I am just wondering why low level of NO3 inducing BGA. Is there any articles that I could read about this?. Trying to search about this in this forum but most people are saying BGA due to low NO3 but not the reason why low NO3?.. Or better yet, why increasing NO3 level, to put BGA under control?

Regards


----------



## Craig Tarvin (Jul 26, 2005)

I will attempt to convey my very basic understanding of this topic.

I think it's a common for most people (myself included) to guess that the more nutrients in the water, the more algae... it seems like the more you feed them the more they will grow right? This assumption turns out to be wrong.

Apparently, algae growth (in the case of BGA, more of a bacteria really) is triggered by environmental conditions. When certain conditions exist, algae take it as a "queue" to start growing.
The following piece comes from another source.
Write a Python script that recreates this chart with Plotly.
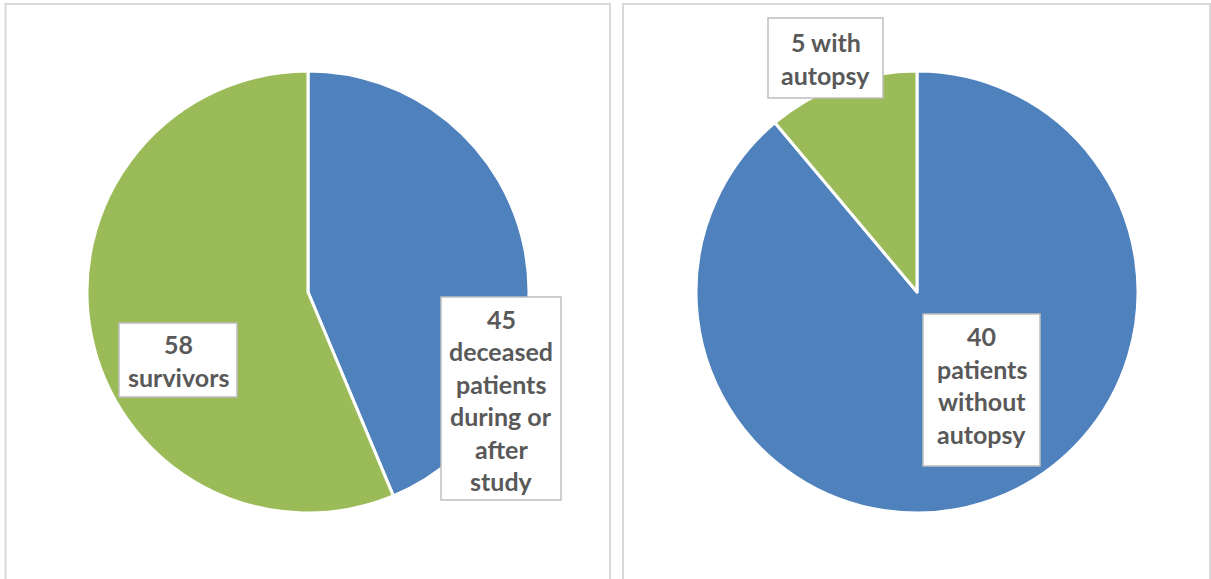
import plotly.graph_objects as go

# Patient outcome counts (left pie) and autopsy split of the deceased (right pie)
outcome_values = [45, 58]
outcome_labels = ["{}\ndeceased\npatients\nduring or\nafter\nstudy", "{}\nsurvivors"]
autopsy_values = [40, 5]
autopsy_labels = ["{}\npatients\nwithout\nautopsy", "{} with\nautopsy"]
slice_colors = ["#4F81BD", "#9BBB59"]

W, H = 1211, 579


def px(x):
    return x / W


def py(y):
    return 1 - y / H


fig = go.Figure()

# Pie placement in pixels: (centre x, centre y, radius)
pies = [
    (outcome_values, outcome_labels, (308, 292, 221)),
    (autopsy_values, autopsy_labels, (917, 292, 221)),
]
for values, labels, (cx, cy, r) in pies:
    fig.add_trace(go.Pie(
        values=values,
        labels=[t.format(v).replace("\n", " ") for t, v in zip(labels, values)],
        sort=False,
        direction="clockwise",
        rotation=0,
        marker=dict(colors=slice_colors, line=dict(color="white", width=3)),
        textinfo="none",
        hoverinfo="label+value",
        showlegend=False,
        domain=dict(x=[px(cx - r), px(cx + r)], y=[py(cy + r), py(cy - r)]),
    ))

# Chart-area frames
for x0, x1 in [(5.5, 610), (623, 1210)]:
    fig.add_shape(type="rect", xref="paper", yref="paper",
                  x0=px(x0), x1=px(x1), y0=py(H + 10), y1=py(4),
                  line=dict(color="#D9D9D9", width=2), fillcolor="rgba(0,0,0,0)",
                  layer="below")

# Data-label boxes: (left, top, right, bottom) and first-line centre, in pixels
label_boxes = [
    (outcome_values[0], outcome_labels[0], (441, 297, 561, 500), 318.5),
    (outcome_values[1], outcome_labels[1], (119, 323, 237, 397), 344),
    (autopsy_values[0], autopsy_labels[0], (923, 314, 1040, 466), 336),
    (autopsy_values[1], autopsy_labels[1], (768, 18, 883, 98), 42.5),
]
line_step = 32.5
for value, template, (l, t, rgt, b), first_y in label_boxes:
    fig.add_shape(type="rect", xref="paper", yref="paper",
                  x0=px(l), x1=px(rgt), y0=py(b), y1=py(t),
                  line=dict(color="#BFBFBF", width=1.5), fillcolor="white",
                  layer="above")
    lines = template.format(value).split("\n")
    xc = (l + rgt) / 2
    for i, line in enumerate(lines):
        fig.add_annotation(
            x=px(xc), y=py(first_y + i * line_step), xref="paper", yref="paper",
            text="<b>" + line + "</b>", showarrow=False,
            xanchor="center", yanchor="middle",
            font=dict(family="Lato", size=25, color="#595959"),
        )

fig.update_layout(
    width=W, height=H,
    margin=dict(l=0, r=0, t=0, b=0),
    paper_bgcolor="white",
    plot_bgcolor="white",
)

fig.write_html("out.html")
I think many of these conditions relate to seasonal changes, each type of algae having different conditions or environmental queues that trigger their growth. Some of these "triggers" include low NO3 (nitrate), low PO4 (phosphate), and fluctuating (low) CO2 levels. Algae and cyanobacteria basically "see an opportunity" and take advantage of it.

In our aquariums, it basically comes down to... if the plants are growing well, then the algae and cyanobacteria are not. We should not be scared of high nutrient levels, they are our friends!


----------